The National Forest Sector Development Program (NFSDP) aims to create 630,000 full-time rural jobs by assisting people in managing tree nurseries, planting seedlings, protecting forests, and marketing forest products. The forest sector is also important in Ethiopia’s Climate Resilient Green Growth (CRGE) Strategy, which outlines a path for the country to reach middle-income status by 2025. Protecting the remaining 17.35 million hectares of forest and restoring forest cover to 30% are critical components of that vision.

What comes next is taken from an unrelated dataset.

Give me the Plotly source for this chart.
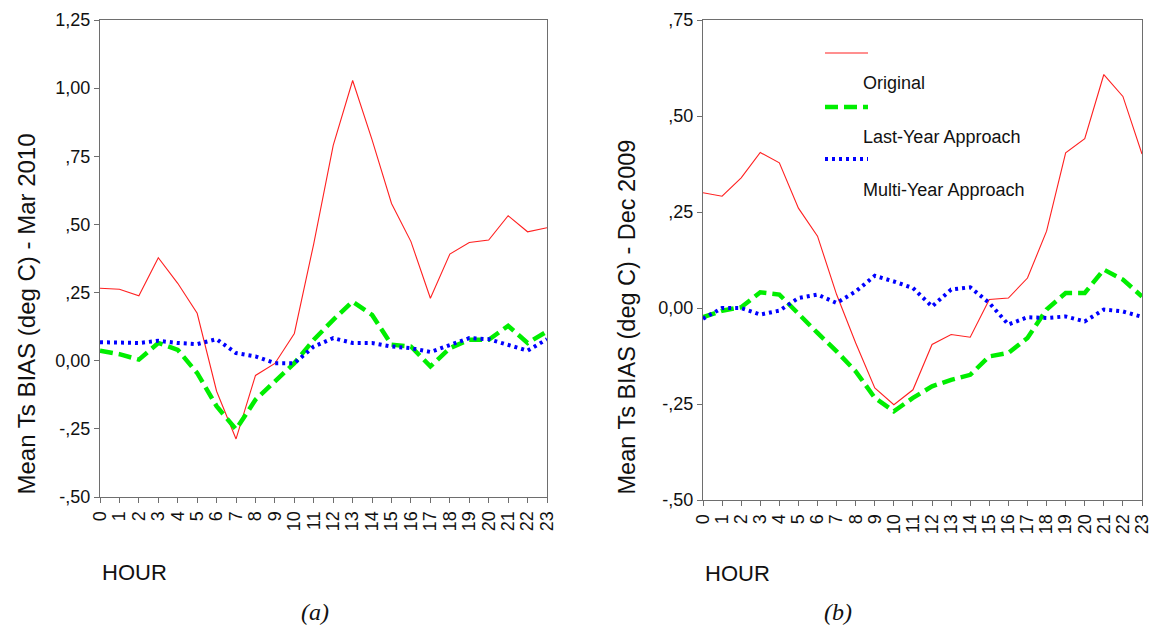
import plotly.graph_objects as go

hours = list(range(24))
hour_labels = [str(h) for h in hours]

a_original = [0.266, 0.262, 0.238, 0.378, 0.284, 0.174, -0.112, -0.287, -0.054, -0.010, 0.100, 0.430,
              0.790, 1.028, 0.810, 0.577, 0.437, 0.229, 0.391, 0.434, 0.443, 0.532, 0.473, 0.488]
a_last_year = [0.037, 0.024, 0.004, 0.065, 0.040, -0.045, -0.167, -0.252, -0.143, -0.076, -0.009, 0.077,
               0.150, 0.217, 0.168, 0.059, 0.052, -0.021, 0.046, 0.077, 0.077, 0.128, 0.065, 0.107]
a_multi_year = [0.068, 0.068, 0.065, 0.073, 0.065, 0.061, 0.079, 0.028, 0.016, -0.009, -0.009, 0.052,
                0.083, 0.065, 0.065, 0.052, 0.046, 0.032, 0.059, 0.083, 0.079, 0.059, 0.037, 0.079]

b_original = [0.300, 0.291, 0.339, 0.405, 0.378, 0.260, 0.187, 0.035, -0.091, -0.208, -0.252, -0.213,
              -0.095, -0.069, -0.076, 0.022, 0.026, 0.078, 0.200, 0.404, 0.441, 0.608, 0.551, 0.401]
b_last_year = [-0.024, -0.007, 0.002, 0.041, 0.035, -0.017, -0.065, -0.113, -0.165, -0.234, -0.269, -0.234,
               -0.204, -0.187, -0.174, -0.126, -0.117, -0.078, -0.004, 0.039, 0.039, 0.100, 0.074, 0.030]
b_multi_year = [-0.028, 0.000, 0.000, -0.017, -0.007, 0.026, 0.035, 0.013, 0.043, 0.084, 0.069, 0.052,
                0.004, 0.048, 0.054, 0.013, -0.043, -0.024, -0.026, -0.022, -0.035, -0.004, -0.009, -0.023]

a_ytickvals = [-0.5, -0.25, 0.0, 0.25, 0.5, 0.75, 1.0, 1.25]
a_yticktext = ["-,50", "-,25", "0,00", ",25", ",50", ",75", "1,00", "1,25"]
b_ytickvals = [-0.5, -0.25, 0.0, 0.25, 0.5, 0.75]
b_yticktext = ["-,50", "-,25", "0,00", ",25", ",50", ",75"]

series_names = ["Original", "Last-Year Approach", "Multi-Year Approach"]
RED, GREEN, BLUE = "#ff2020", "#00ee00", "#0000ff"

OFF = 8  # page body margin
W, H = 1158 - 2 * OFF, 634 - 2 * OFF
FONT = "Liberation Sans, Arial, sans-serif"


def px_x(p):
    return (p - OFF) / W


def px_y(p):
    return 1 - (p - OFF) / H


fig = go.Figure()

styles = [
    dict(color=RED, width=1.1, dash="solid"),
    dict(color=GREEN, width=4.5, dash="13px,6px"),
    dict(color=BLUE, width=4, dash="3px,4px"),
]

for (xa, ya, data) in [("x", "y", [a_original, a_last_year, a_multi_year]),
                       ("x2", "y2", [b_original, b_last_year, b_multi_year])]:
    for name, vals, st in zip(series_names, data, styles):
        fig.add_trace(go.Scatter(x=hours, y=vals, mode="lines", name=name,
                                 line=st, xaxis=xa, yaxis=ya, showlegend=False))

axis_common = dict(showline=True, linecolor="#6e6e6e", linewidth=1, mirror=True,
                   ticks="outside", ticklen=5, tickcolor="#6e6e6e", showgrid=False,
                   zeroline=False, automargin=False, ticklabeloverflow="allow",
                   tickfont=dict(family=FONT, size=18, color="#111"))

fig.update_layout(
    width=W, height=H,
    margin=dict(l=0, r=0, t=0, b=0, autoexpand=False),
    paper_bgcolor="white", plot_bgcolor="white",
    xaxis=dict(domain=[px_x(100), px_x(547)], range=[0, 23], tickvals=hours, ticktext=hour_labels,
               tickangle=-90, anchor="y", ticklabelstandoff=1, **axis_common),
    yaxis=dict(domain=[px_y(497), px_y(20)], range=[-0.5, 1.25], tickvals=a_ytickvals,
               ticktext=a_yticktext, anchor="x", **axis_common),
    xaxis2=dict(domain=[px_x(703), px_x(1142)], range=[0, 23], tickvals=hours, ticktext=hour_labels,
                tickangle=-90, anchor="y2", ticklabelstandoff=1, **axis_common),
    yaxis2=dict(domain=[px_y(500), px_y(20)], range=[-0.5, 0.75], tickvals=b_ytickvals,
                ticktext=b_yticktext, anchor="x2", **axis_common),
)

annotations = [
    dict(text="Mean Ts BIAS (deg C) - Mar 2010", x=px_x(26), y=px_y(497), textangle=-90,
         xanchor="center", yanchor="bottom", font=dict(family=FONT, size=24, color="#111")),
    dict(text="Mean Ts BIAS (deg C) - Dec 2009", x=px_x(626), y=px_y(497), textangle=-90,
         xanchor="center", yanchor="bottom", font=dict(family=FONT, size=23.5, color="#111")),
    dict(text="HOUR", x=px_x(100), y=px_y(572), xanchor="left", yanchor="middle",
         font=dict(family=FONT, size=22, color="#111")),
    dict(text="HOUR", x=px_x(703), y=px_y(573), xanchor="left", yanchor="middle",
         font=dict(family=FONT, size=22, color="#111")),
    dict(text="<i>(a)</i>", x=px_x(315), y=px_y(612), xanchor="center", yanchor="middle",
         font=dict(family="Liberation Serif, Times New Roman, serif", size=24, color="#111")),
    dict(text="<i>(b)</i>", x=px_x(838), y=px_y(612), xanchor="center", yanchor="middle",
         font=dict(family="Liberation Serif, Times New Roman, serif", size=24, color="#111")),
]

# legend inside panel (b)
legend_rows = [(53, 83), (107, 137), (159, 190)]
shapes = []
for (ly, ty), name, st in zip(legend_rows, series_names, styles):
    shapes.append(dict(type="line", xref="paper", yref="paper", x0=px_x(825), x1=px_x(868),
                       y0=px_y(ly), y1=px_y(ly), line=dict(color=st["color"], width=st["width"],
                                                           dash=st["dash"])))
    annotations.append(dict(text=name, x=px_x(861), y=px_y(ty), xanchor="left", yanchor="middle",
                            font=dict(family=FONT, size=18, color="#111")))

for a in annotations:
    a.update(xref="paper", yref="paper", showarrow=False)

fig.update_layout(annotations=annotations, shapes=shapes)

fig.write_html("out.html")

Trees, Forests, and Profits in Ethiopia, a new report from the Environment, Forest, and Climate Change Commission (EFCCC) and World Resources Institute, shows that we can help meet these economic targets by sustainably managing trees across 1 million hectares of existing private/communal/state-owned production forests, plus 310,000 hectares of new forest plantations. The establishment of those new plantations would necessitate a significant private investment of 638 million USD, but could yield a return of 1.91 billion USD (69 billion birr), or 3 USD for every 1 USD invested.

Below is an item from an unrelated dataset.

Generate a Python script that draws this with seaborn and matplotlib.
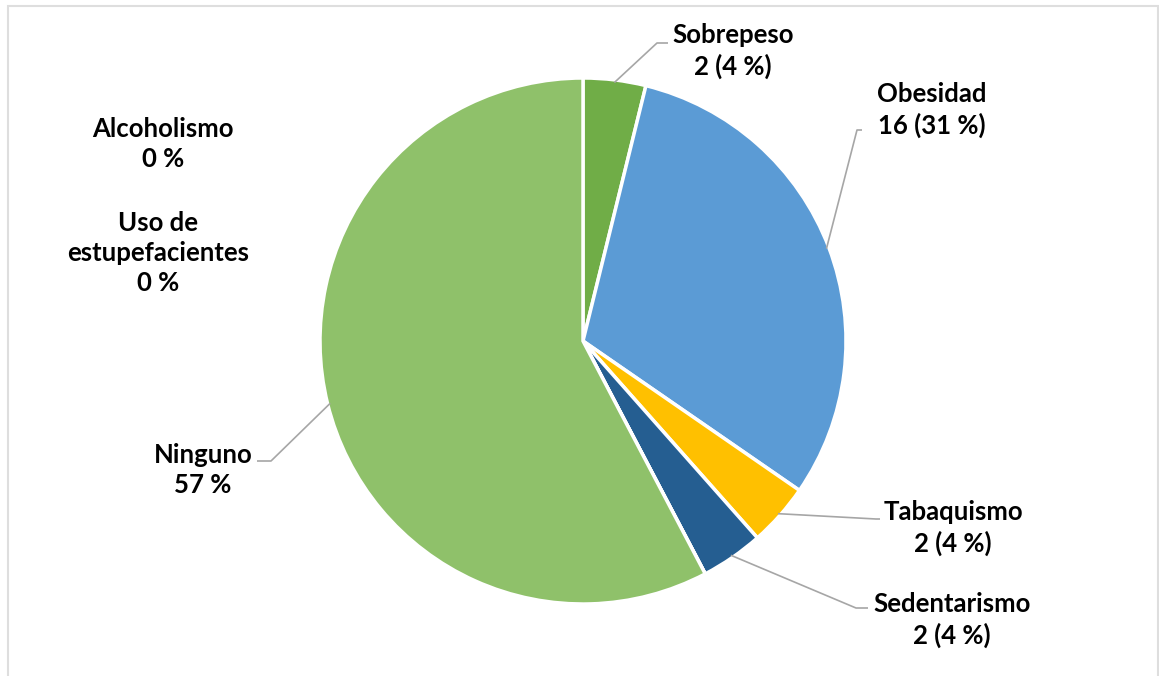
import numpy as np
import matplotlib
matplotlib.use("Agg")
import matplotlib.pyplot as plt
import seaborn as sns
from matplotlib.patches import Rectangle

# ---- data ----
categories = ["Sobrepeso", "Obesidad", "Tabaquismo", "Sedentarismo",
              "Alcoholismo", "Uso de\nestupefacientes", "Ninguno"]
counts = [2, 16, 2, 2, 0, 0, 30]
label_texts = ["Sobrepeso\n2 (4 %)", "Obesidad\n16 (31 %)", "Tabaquismo\n2 (4 %)",
               "Sedentarismo\n2 (4 %)", "Alcoholismo\n0 %", "Uso de\nestupefacientes\n0 %",
               "Ninguno\n57 %"]
colors = ["#70AD47", "#5B9BD5", "#FFC000", "#255E91", "#A5A5A5", "#4472C4", "#8FC16A"]

sns.set_theme(style="white")
plt.rcParams["font.family"] = ["Lato", "DejaVu Sans"]

W, H = 1159, 676
fig = plt.figure(figsize=(W / 100, H / 100), dpi=100)
ax = fig.add_axes([0, 0, 1, 1])

# chart border (bottom edge lies outside the image)
ax.add_patch(Rectangle((8, -20), W - 9, H - 6 + 20, fill=False, edgecolor="#DEDEDE", lw=1.5))

cx, cy, R = 583, H - 341, 263
wedges, _ = ax.pie(counts, colors=sns.color_palette(colors), startangle=90, counterclock=False,
                   center=(cx, cy), radius=R, frame=True,
                   wedgeprops=dict(edgecolor="white", linewidth=2.5))
ax.set_xlim(0, W)
ax.set_ylim(0, H)
ax.set_aspect("equal")
ax.set_axis_off()

# label layout (pixel positions, top-origin y)
label_pos = {0: (733, 51), 1: (932, 110), 2: (953, 528), 3: (952, 620),
             4: (163, 144), 5: (158, 253), 6: (203, 470)}
elbows = {0: [(657, 43), (668, 43)], 1: [(857, 130), (862, 130)],
          2: [(876, 519), (880, 519)], 3: [(856, 608), (868, 608)],
          6: [(271, 461), (257, 461)]}

for i, w in enumerate(wedges):
    x, y = label_pos[i]
    ax.text(x, H - y, label_texts[i], ha="center", va="center", fontsize=18.5,
            fontweight="bold", color="#000000", linespacing=1.3)
    if i in elbows and counts[i] > 0:
        ang = np.deg2rad((w.theta1 + w.theta2) / 2)
        sx, sy = cx + R * 0.99 * np.cos(ang), cy + R * 0.99 * np.sin(ang)
        xs = [sx] + [p[0] for p in elbows[i]]
        ys = [sy] + [H - p[1] for p in elbows[i]]
        ax.plot(xs, ys, color="#A6A6A6", lw=1.2, solid_capstyle="butt")

fig.savefig("out.png", dpi=100)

Two commercial forestry enterprises run by the governments of Oromia and Amhara are taking advantage of this opportunity. Oromia Forest and Wildlife Enterprise and Amhara Forest Enterprise use an out-grower scheme to engage smallholder farmers, creating jobs and generating annual revenues of 10.5 million USD (364 million birr) and 4.5 million USD (164 million birr), respectively. Similar businesses have enormous potential for growth. The country has approximately 26.8 million ha of suitable land for new commercial forests and 190,000 ha of state-owned plantations available for development or improved management in various regions.
In Ethiopia, private entrepreneurs are also working to restore land for profit while reducing pressure on standing forests.They are developing green jobs, including for women and young people, as well as sustainable value chains and reliable markets for rural households to increase their income.
Thousands of farmers cultivate bamboo in Ethiopia, but many do not have access to a manufacturing facility that can provide them with a consistent income from their crop. SA Bamboo Works, founded by Addisu Hailu in Addis Abeba, is one of the few Ethiopian bamboo manufacturing companies that produces for both domestic and international markets. The company generates 2.8 million USD in annual revenue, employs 300 people in its furniture factories, and obtains raw bamboo from hundreds of individual farmers and cooperatives. The bamboo seedlings that they plant also help to restore the land by retaining water in the soil and halting erosion.
Many people are unsure of how to turn their ideas into a profitable business model. Ethiopian expertise is not tailored to respond to the specific priorities of restoration startups, and it does not reach a diverse range of potential entrepreneurs in universities and regions.
Ethiopians have demonstrated in recent years a desire to plant trees and protect forests. Now is the time to assist them in turning their dream into a profitable reality and creating a thriving new forest economy.